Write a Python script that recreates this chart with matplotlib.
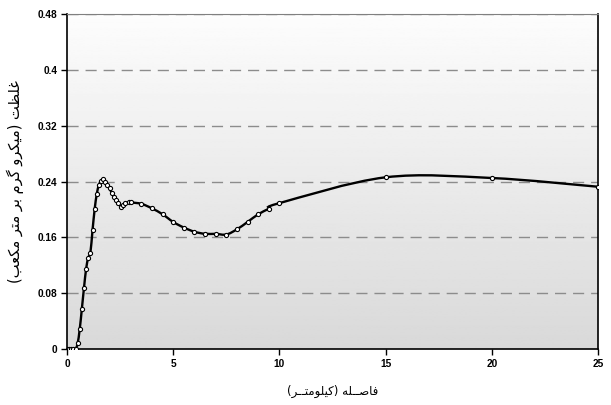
import matplotlib
matplotlib.use('Agg')
import matplotlib.pyplot as plt
import numpy as np
from matplotlib.path import Path
from matplotlib.patches import PathPatch

# Data
fasele = [0.0, 0.1, 0.2, 0.3, 0.4, 0.5, 0.6, 0.7, 0.8, 0.9, 1.0, 1.1, 1.2, 1.3, 1.4,
          1.5, 1.6, 1.7, 1.8, 1.9, 2.0, 2.1, 2.2, 2.3, 2.4, 2.55, 2.65, 2.75, 2.9, 3.0,
          3.5, 4.0, 4.5, 5.0, 5.5, 6.0, 6.5, 7.0, 7.5, 8.0, 8.5, 9.0, 9.5, 10.0,
          15.0, 20.0, 25.0]
gholzat = [0.0, 0.0, 0.0, 0.0, 0.0, 0.008, 0.029, 0.058, 0.088, 0.115, 0.131, 0.138,
           0.170, 0.200, 0.222, 0.235, 0.241, 0.243, 0.240, 0.235, 0.230, 0.224, 0.218,
           0.213, 0.209, 0.204, 0.206, 0.209, 0.210, 0.210, 0.208, 0.2015, 0.193, 0.182,
           0.174, 0.168, 0.165, 0.165, 0.164, 0.1715, 0.182, 0.193, 0.201, 0.209,
           0.246, 0.245, 0.2325]
xticks = [0, 5, 10, 15, 20, 25]
yticks = [0, 0.08, 0.16, 0.24, 0.32, 0.4, 0.48]
ytick_labels = ['0', '0.08', '0.16', '0.24', '0.32', '0.4', '0.48']
xlabel = 'فاصــله (کیلومتــر)'
ylabel = 'غلظت (میکرو گرم بر متر مکعب)'

# simple arabic/persian shaping (matplotlib has no RTL layout)
forms = {  # isolated, final, initial, medial
    'ا': ('\uFE8D', '\uFE8E', None, None),
    'ب': ('\uFE8F', '\uFE90', '\uFE91', '\uFE92'),
    'ت': ('\uFE95', '\uFE96', '\uFE97', '\uFE98'),
    'ر': ('\uFEAD', '\uFEAE', None, None),
    'ص': ('\uFEB9', '\uFEBA', '\uFEBB', '\uFEBC'),
    'ظ': ('\uFEC5', '\uFEC6', '\uFEC7', '\uFEC8'),
    'ع': ('\uFEC9', '\uFECA', '\uFECB', '\uFECC'),
    'غ': ('\uFECD', '\uFECE', '\uFECF', '\uFED0'),
    'ف': ('\uFED1', '\uFED2', '\uFED3', '\uFED4'),
    'ل': ('\uFEDD', '\uFEDE', '\uFEDF', '\uFEE0'),
    'م': ('\uFEE1', '\uFEE2', '\uFEE3', '\uFEE4'),
    'ه': ('\uFEE9', '\uFEEA', '\uFEEB', '\uFEEC'),
    'و': ('\uFEED', '\uFEEE', None, None),
    'ک': ('\uFB8E', '\uFB8F', '\uFB90', '\uFB91'),
    'گ': ('\uFB92', '\uFB93', '\uFB94', '\uFB95'),
    'ی': ('\uFBFC', '\uFBFD', '\uFBFE', '\uFBFF'),
}


def dual(c):
    return c == 'ـ' or (c in forms and forms[c][2] is not None)


def joins(c):
    return c == 'ـ' or c in forms


def shape(s):
    out = []
    for i, c in enumerate(s):
        if c not in forms:
            out.append(c)
            continue
        p = i > 0 and dual(s[i - 1])
        n = dual(c) and i + 1 < len(s) and joins(s[i + 1])
        f = forms[c]
        if p and n:
            out.append(f[3])
        elif p:
            out.append(f[1])
        elif n:
            out.append(f[2])
        else:
            out.append(f[0])
    vis = ''.join(reversed(out))
    return vis.translate(str.maketrans('()', ')('))


def smooth_path(xs, ys):
    pts = np.column_stack([xs, ys])
    verts = [pts[0]]
    codes = [Path.MOVETO]
    n = len(pts)
    for i in range(n - 1):
        p0 = pts[max(i - 1, 0)]
        p1 = pts[i]
        p2 = pts[i + 1]
        p3 = pts[min(i + 2, n - 1)]
        verts += [p1 + (p2 - p0) / 6, p2 - (p3 - p1) / 6, p2]
        codes += [Path.CURVE4] * 3
    return Path(verts, codes)


fig = plt.figure(figsize=(6.11, 4.05), dpi=100)
ax = fig.add_axes([0.1097, 0.1383, 0.8690, 0.8271])
ax.set_xlim(0, 25)
ax.set_ylim(0, 0.48)

# gradient background
grad = np.linspace(0.85, 0.99, 256).reshape(-1, 1)
ax.imshow(grad, cmap='gray', vmin=0, vmax=1, origin='lower', aspect='auto',
          extent=(0, 25, 0, 0.48), zorder=0)

for yv in yticks[1:]:
    ax.axhline(yv, color='#8c8c8c', lw=1, ls=(0, (8, 5)), zorder=1)

ax.add_patch(PathPatch(smooth_path(fasele, gholzat), fill=False, ec='black',
                       lw=1.7, zorder=3))
ax.plot(fasele, gholzat, ls='none', marker='o', ms=3.0, mfc='white', mec='black',
        mew=0.8, zorder=4)

ax.set_xticks(xticks)
ax.set_yticks(yticks)
ax.set_yticklabels(ytick_labels)
for lab in ax.get_xticklabels() + ax.get_yticklabels():
    lab.set_fontfamily('Liberation Sans')
    lab.set_fontweight('bold')
    lab.set_fontsize(7.3)
ax.tick_params(direction='out', length=4, width=1, color='black', pad=3)

for s in ['left', 'bottom', 'right']:
    ax.spines[s].set_color('black')
    ax.spines[s].set_linewidth(1.2)
ax.spines['top'].set_color('#808080')

ax.set_xlabel(shape(xlabel), family=['DejaVu Sans'], fontsize=8.5, labelpad=12)
ax.set_ylabel(shape(ylabel), family=['DejaVu Sans'], fontsize=10.5, labelpad=10)

fig.savefig('out.png', dpi=100)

+--

• **Short exercise**: Working from the lines above, reproduce the material exactly and exclude its pictures.

• **Response to the exercise**:
Write a Python script that recreates this chart with matplotlib.
import matplotlib
matplotlib.use('Agg')
import matplotlib.pyplot as plt
import numpy as np
from matplotlib.path import Path
from matplotlib.patches import PathPatch

# Data
fasele = [0.0, 0.1, 0.2, 0.3, 0.4, 0.5, 0.6, 0.7, 0.8, 0.9, 1.0, 1.1, 1.2, 1.3, 1.4,
          1.5, 1.6, 1.7, 1.8, 1.9, 2.0, 2.1, 2.2, 2.3, 2.4, 2.55, 2.65, 2.75, 2.9, 3.0,
          3.5, 4.0, 4.5, 5.0, 5.5, 6.0, 6.5, 7.0, 7.5, 8.0, 8.5, 9.0, 9.5, 10.0,
          15.0, 20.0, 25.0]
gholzat = [0.0, 0.0, 0.0, 0.0, 0.0, 0.008, 0.029, 0.058, 0.088, 0.115, 0.131, 0.138,
           0.170, 0.200, 0.222, 0.235, 0.241, 0.243, 0.240, 0.235, 0.230, 0.224, 0.218,
           0.213, 0.209, 0.204, 0.206, 0.209, 0.210, 0.210, 0.208, 0.2015, 0.193, 0.182,
           0.174, 0.168, 0.165, 0.165, 0.164, 0.1715, 0.182, 0.193, 0.201, 0.209,
           0.246, 0.245, 0.2325]
xticks = [0, 5, 10, 15, 20, 25]
yticks = [0, 0.08, 0.16, 0.24, 0.32, 0.4, 0.48]
ytick_labels = ['0', '0.08', '0.16', '0.24', '0.32', '0.4', '0.48']
xlabel = 'فاصــله (کیلومتــر)'
ylabel = 'غلظت (میکرو گرم بر متر مکعب)'

# simple arabic/persian shaping (matplotlib has no RTL layout)
forms = {  # isolated, final, initial, medial
    'ا': ('\uFE8D', '\uFE8E', None, None),
    'ب': ('\uFE8F', '\uFE90', '\uFE91', '\uFE92'),
    'ت': ('\uFE95', '\uFE96', '\uFE97', '\uFE98'),
    'ر': ('\uFEAD', '\uFEAE', None, None),
    'ص': ('\uFEB9', '\uFEBA', '\uFEBB', '\uFEBC'),
    'ظ': ('\uFEC5', '\uFEC6', '\uFEC7', '\uFEC8'),
    'ع': ('\uFEC9', '\uFECA', '\uFECB', '\uFECC'),
    'غ': ('\uFECD', '\uFECE', '\uFECF', '\uFED0'),
    'ف': ('\uFED1', '\uFED2', '\uFED3', '\uFED4'),
    'ل': ('\uFEDD', '\uFEDE', '\uFEDF', '\uFEE0'),
    'م': ('\uFEE1', '\uFEE2', '\uFEE3', '\uFEE4'),
    'ه': ('\uFEE9', '\uFEEA', '\uFEEB', '\uFEEC'),
    'و': ('\uFEED', '\uFEEE', None, None),
    'ک': ('\uFB8E', '\uFB8F', '\uFB90', '\uFB91'),
    'گ': ('\uFB92', '\uFB93', '\uFB94', '\uFB95'),
    'ی': ('\uFBFC', '\uFBFD', '\uFBFE', '\uFBFF'),
}


def dual(c):
    return c == 'ـ' or (c in forms and forms[c][2] is not None)


def joins(c):
    return c == 'ـ' or c in forms


def shape(s):
    out = []
    for i, c in enumerate(s):
        if c not in forms:
            out.append(c)
            continue
        p = i > 0 and dual(s[i - 1])
        n = dual(c) and i + 1 < len(s) and joins(s[i + 1])
        f = forms[c]
        if p and n:
            out.append(f[3])
        elif p:
            out.append(f[1])
        elif n:
            out.append(f[2])
        else:
            out.append(f[0])
    vis = ''.join(reversed(out))
    return vis.translate(str.maketrans('()', ')('))


def smooth_path(xs, ys):
    pts = np.column_stack([xs, ys])
    verts = [pts[0]]
    codes = [Path.MOVETO]
    n = len(pts)
    for i in range(n - 1):
        p0 = pts[max(i - 1, 0)]
        p1 = pts[i]
        p2 = pts[i + 1]
        p3 = pts[min(i + 2, n - 1)]
        verts += [p1 + (p2 - p0) / 6, p2 - (p3 - p1) / 6, p2]
        codes += [Path.CURVE4] * 3
    return Path(verts, codes)


fig = plt.figure(figsize=(6.11, 4.05), dpi=100)
ax = fig.add_axes([0.1097, 0.1383, 0.8690, 0.8271])
ax.set_xlim(0, 25)
ax.set_ylim(0, 0.48)

# gradient background
grad = np.linspace(0.85, 0.99, 256).reshape(-1, 1)
ax.imshow(grad, cmap='gray', vmin=0, vmax=1, origin='lower', aspect='auto',
          extent=(0, 25, 0, 0.48), zorder=0)

for yv in yticks[1:]:
    ax.axhline(yv, color='#8c8c8c', lw=1, ls=(0, (8, 5)), zorder=1)

ax.add_patch(PathPatch(smooth_path(fasele, gholzat), fill=False, ec='black',
                       lw=1.7, zorder=3))
ax.plot(fasele, gholzat, ls='none', marker='o', ms=3.0, mfc='white', mec='black',
        mew=0.8, zorder=4)

ax.set_xticks(xticks)
ax.set_yticks(yticks)
ax.set_yticklabels(ytick_labels)
for lab in ax.get_xticklabels() + ax.get_yticklabels():
    lab.set_fontfamily('Liberation Sans')
    lab.set_fontweight('bold')
    lab.set_fontsize(7.3)
ax.tick_params(direction='out', length=4, width=1, color='black', pad=3)

for s in ['left', 'bottom', 'right']:
    ax.spines[s].set_color('black')
    ax.spines[s].set_linewidth(1.2)
ax.spines['top'].set_color('#808080')

ax.set_xlabel(shape(xlabel), family=['DejaVu Sans'], fontsize=8.5, labelpad=12)
ax.set_ylabel(shape(ylabel), family=['DejaVu Sans'], fontsize=10.5, labelpad=10)

fig.savefig('out.png', dpi=100)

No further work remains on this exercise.